Ci sono pochi artisti al tempo stesso odiati e amati come Jon Bon Jovi (mi vengono in mente gli Europe o, in ambiti decisamente differenti, i
fuoriclasse dei “sentimenti contrastanti” Nirvana …), ma anche i suoi detrattori, se provvisti di un minimo di obiettività e non ottenebrati dalla prevenzione (e dall’invidia …), dovrebbero riconoscere i meriti di un personaggio che, almeno agli inizi della sua brillante carriera, ha saputo fornire un fondamentale contributo (oltre ai successi personali, ricordiamo anche il ruolo di
talent-scout … Skid Row e Cinderella, ad esempio) alla scena del
rock melodico, grazie ad un misto di talento, scaltrezza e immagine.
Come spesso accade, assieme alla fama arriva anche l’emulazione, talvolta al limite della parodia, ed ecco che scoprire che
Giulio Garghentini, qui impegnato alla prova del suo primo lavoro solista, è il
front-man dei Dream Company, accreditata
tribute band italiana dei Bon Jovi, per certi versi non rappresentava un’indicazione particolarmente
rassicurante, almeno quanto la posa in odore di
sex-symbol con cui il nostro si fa ritrarre sulla copertina dell’albo.
Beh, stavolta a cadere vittima di una (lieve
eh …) forma di pregiudizio è stato proprio il sottoscritto dacché l’ascolto di “Believe” rivela istantaneamente la classe e l’ispirazione di questo eccellente cantante e compositore nostrano, dotato anche, e pure questo non guasta, di un adeguato
physique du rôle.
Coadiuvato, anche in sede di scrittura, dalla vivida competenza e dall’esperienza di Mario Percudani (Hungryheart, Mitch Malloy, Axe, Issa) e supportato nell’impresa dagli ottimi Gianni Grecchi (Blueville, Rusty Miles), Paolo Negri (Link Quartet, Wicked Minds, davvero pregevole il suo apporto) e Paolo Botteschi (Hungryheart), Garghentini realizza un lavoro di considerevole spessore, in cui il
famigerato John Francis Bongiovi Jr. è solo uno dei numi tutelari (e specialmente a livello di certe inflessioni timbriche, direi …) di uno schema espressivo sempre fresco, assai attraente e sufficientemente carismatico.
Deep Purple, Aldo Nova (un modello importante anche per il celebre
rocker del New Jersey), Little Angels, Bad Company, Trapeze, Extreme e parecchi altri compongono il ricco “corpo insegnante” di Giulio e dei suoi sodali, capaci di nobilitarne le gesta senza per questo tentare di fornirne un imbelle “surrogato”.
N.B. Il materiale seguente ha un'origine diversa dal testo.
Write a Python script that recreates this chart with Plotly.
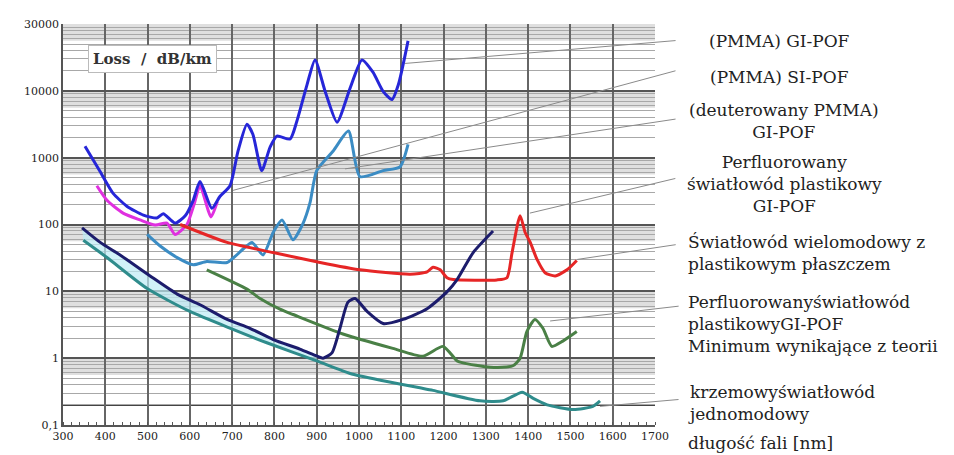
import math
import plotly.graph_objects as go

# ---------------- data ----------------
wl_si = [352, 387, 418, 451, 490, 522, 537, 565, 589, 608, 624, 652, 671, 695, 714, 735, 749, 770,
         790, 806, 837, 853, 877, 896, 920, 948, 979, 1007, 1033, 1057, 1078, 1093, 1116]
loss_si = [1480, 630, 295, 188, 138, 125, 145, 105, 135, 230, 440, 175, 262, 380, 1260, 3160, 2240, 640,
           1450, 2100, 1900, 3500, 12300, 29000, 9800, 3400, 11000, 29000, 19000, 9800, 7400, 12300, 56000]

wl_gi = [380, 404, 442, 482, 518, 546, 565, 593, 610, 624, 650, 665]
loss_gi = [380, 230, 148, 117, 98, 105, 71, 100, 200, 380, 130, 220]

wl_deut = [499, 529, 570, 608, 640, 688, 726, 747, 773, 797, 818, 844, 868, 884, 900, 939, 975,
           1002, 1057, 1097, 1116]
loss_deut = [71, 48, 32, 25, 28, 27, 43, 54, 35, 76, 117, 59, 105, 210, 640, 1260, 2500,
             520, 640, 730, 1580]

wl_pf = [577, 688, 797, 908, 1002, 1121, 1161, 1175, 1192, 1208, 1223, 1326, 1350, 1362, 1381,
         1393, 1405, 1421, 1440, 1464, 1492, 1515]
loss_pf = [100, 54, 38, 27, 21, 18, 19.5, 23, 21, 16, 15, 14.8, 16, 38, 135,
           76, 54, 30, 19, 17, 21, 29]

wl_pcs = [345, 388, 435, 506, 570, 624, 688, 742, 797, 860, 900, 915, 936, 955, 974, 991, 1019,
          1057, 1104, 1161, 1208, 1232, 1270, 1317]
loss_pcs = [89, 54, 35, 17, 9.1, 6.3, 3.8, 2.8, 1.9, 1.37, 1.08, 1.0, 1.2, 2.8, 6.9, 7.8, 5.0,
            3.3, 3.8, 5.5, 9.8, 15, 38, 80]

wl_theory = [640, 735, 766, 813, 844, 962, 1080, 1151, 1199, 1232, 1246, 1310, 1364, 1381, 1397,
             1416, 1435, 1456, 1482, 1515]
loss_theory = [21, 10.8, 7.8, 5.4, 4.5, 2.3, 1.4, 1.07, 1.5, 0.91, 0.85, 0.73, 0.77, 1.0, 2.5,
               3.8, 2.8, 1.5, 1.8, 2.5]

wl_smf = [348, 404, 499, 600, 702, 782, 900, 979, 1057, 1144, 1175, 1286, 1341, 1386, 1412, 1445,
          1507, 1553, 1570]
loss_smf = [58, 32, 11, 5.0, 2.7, 1.7, 0.91, 0.59, 0.46, 0.36, 0.33, 0.23, 0.23, 0.31, 0.25, 0.20,
            0.17, 0.19, 0.23]

y_tickvals = [0.1, 1, 10, 100, 1000, 10000, 100000]
y_ticktext = ["0,1", "1", "10", "100", "1000", "10000", "30000"]
x_tickvals = list(range(300, 1800, 100))

labels = [
    "(PMMA) GI-POF",
    "(PMMA) SI-POF",
    "(deuterowany PMMA)<br>GI-POF",
    "Perfluorowany<br>światłowód plastikowy<br>GI-POF",
    "Światłowód wielomodowy z<br>plastikowym płaszczem",
    "Perfluorowanyświatłowód<br>plastikowyGI-POF<br>Minimum wynikające z teorii",
    "krzemowyświatłowód<br>jednomodowy",
]
axis_title = "długość fali [nm]"
box_title = "Loss  /  dB/km"

# ---------------- figure ----------------
fig = go.Figure()

# light cyan band between multimode and single-mode silica curves
cut_pcs = [i for i, w in enumerate(wl_pcs) if w <= 900]
cut_smf = [i for i, w in enumerate(wl_smf) if w <= 900]
fig.add_trace(go.Scatter(x=[wl_pcs[i] for i in cut_pcs], y=[loss_pcs[i] for i in cut_pcs],
                         mode="lines", line=dict(width=0, color="rgba(0,0,0,0)"),
                         hoverinfo="skip", showlegend=False))
fig.add_trace(go.Scatter(x=[wl_smf[i] for i in cut_smf], y=[loss_smf[i] for i in cut_smf],
                         mode="lines", line=dict(width=0, color="rgba(0,0,0,0)"),
                         fill="tonexty", fillcolor="rgba(190,235,245,0.7)",
                         hoverinfo="skip", showlegend=False))

series = [
    (wl_gi, loss_gi, "#e030e0"),
    (wl_si, loss_si, "#2626d8"),
    (wl_deut, loss_deut, "#3b8cc4"),
    (wl_pf, loss_pf, "#e62626"),
    (wl_theory, loss_theory, "#4a8046"),
    (wl_smf, loss_smf, "#2f8c8c"),
    (wl_pcs, loss_pcs, "#1c1c6c"),
]
for xs, ys, col in series:
    fig.add_trace(go.Scatter(x=xs, y=ys, mode="lines",
                             line=dict(color=col, width=3, shape="spline", smoothing=0.6),
                             showlegend=False, hoverinfo="skip"))

# gray bands below each decade line
shapes = []
for v in y_tickvals[1:]:
    shapes.append(dict(type="rect", xref="paper", x0=0, x1=1, yref="y", y0=v * 0.56, y1=v,
                       fillcolor="#d2d2d2", opacity=0.7, line=dict(width=0), layer="below"))
shapes.append(dict(type="line", xref="paper", x0=0, x1=1, yref="y", y0=0.2, y1=0.2,
                   line=dict(color="#444", width=2), layer="below"))

minor_vals = [k * v for v in y_tickvals[:-1] for k in range(2, 10)]

FONT = "DejaVu Serif, Liberation Serif, serif"

annotations = []
centered = [(labels[0], 1.211, 0.958), (labels[1], 1.211, 0.867),
            (labels[2], 1.218, 0.757), (labels[3], 1.218, 0.602)]
for t, x, y in centered:
    annotations.append(dict(text=t, xref="paper", yref="paper", x=x, y=y, showarrow=False,
                            xanchor="center", yanchor="middle", align="center",
                            font=dict(family=FONT, size=17, color="#222")))
left = [(labels[4], 1.053, 0.430), (labels[5], 1.053, 0.253), (labels[6], 1.053, 0.054),
        (axis_title, 1.053, -0.044)]
for t, x, y in left:
    annotations.append(dict(text=t, xref="paper", yref="paper", x=x, y=y, showarrow=False,
                            xanchor="left", yanchor="middle", align="left",
                            font=dict(family=FONT, size=17, color="#222")))

# leader lines (point on curve, pixel offset to label)
leaders = [(1109, 25700, 272, -23), (702, 324, 444, -120), (967, 680, 332, -50),
           (1404, 148, 147, -35), (1516, 30, 100, -15), (1452, 3.6, 130, -15), (1570, 0.19, 80, -7)]
for x, y, ax, ay in leaders:
    annotations.append(dict(x=x, y=math.log10(y), xref="x", yref="y", text="", showarrow=True,
                            arrowhead=0, arrowwidth=1, arrowcolor="#8a8a8a", ax=ax, ay=ay,
                            standoff=0, startstandoff=0))

annotations.append(dict(text="<b>" + box_title + "</b>", xref="paper", yref="paper", x=0.043, y=0.912,
                        xanchor="left", yanchor="middle", showarrow=False,
                        bgcolor="white", bordercolor="#bbb", borderwidth=1, borderpad=4,
                        font=dict(family=FONT, size=15, color="#333")))

# page body has an 8px margin: figure placed at (8,8)
fig.update_layout(
    width=946, height=447,
    margin=dict(l=55, r=299, t=10, b=30),
    paper_bgcolor="white", plot_bgcolor="white",
    shapes=shapes, annotations=annotations,
    xaxis=dict(range=[300, 1700], tickvals=x_tickvals, showgrid=True, gridcolor="#666", gridwidth=1.5,
               showline=True, linecolor="#555", linewidth=1.5, zeroline=False,
               ticks="", tickfont=dict(family=FONT, size=11, color="#222"),
               minor=dict(dtick=20, ticks="inside", ticklen=3, tickcolor="#555", showgrid=False)),
    yaxis=dict(type="log", range=[-1, 5], tickvals=y_tickvals, ticktext=y_ticktext,
               showgrid=True, gridcolor="#555", gridwidth=1.5,
               showline=True, linecolor="#555", linewidth=1.5, zeroline=False,
               ticks="", tickfont=dict(family=FONT, size=11, color="#222"),
               minor=dict(tickvals=minor_vals, showgrid=True, gridcolor="#a8a8a8", gridwidth=1)),
)

fig.write_html("out.html")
Non è facilissimo, e lo dico con risoluta convinzione, nel genere di competenza, trovare “canzoni” più efficaci di "I can’t stand the rain”, della
title-track e di "Rockstar”, esempi di
hard-blues de-luxe da contagio istantaneo, di "Down the line” e i suoi irresistibili sussulti
R'n' B, o ancora di “The words that I haven’t said”, un gioiellino dal
pathos vellutato e notturno e di “Sweet hard fighter”, una delizia melodica assoluta, pregna di pulsazioni sonore di enorme impatto emotivo e di linee vocali, magari pure Bon Jovi-
ane, e tuttavia degne di un plauso pressoché incondizionato.
Il materiale rimanente, sebbene lievemente meno “impressionante” è, poi, anch’esso di notevole valore, con una particolare menzione per la
verve dell’
opener “No second chance” e per "My Jesus”, una
ballad pianistica dall’enfasi vagamente Axl-
esque, a cui Giulio affida tutta la sua sontuosa gamma interpretativa.
“Believe”, vi prego di “crederci”, è un
signor disco e merita un posticino di riguardo nelle vostre preziose collezioni, senza patire di eccessiva soggezione nemmeno nei confronti dei più prestigiosi protagonisti del settore, alcuni dei quali,
ahimè, verosimilmente “persi” per sempre.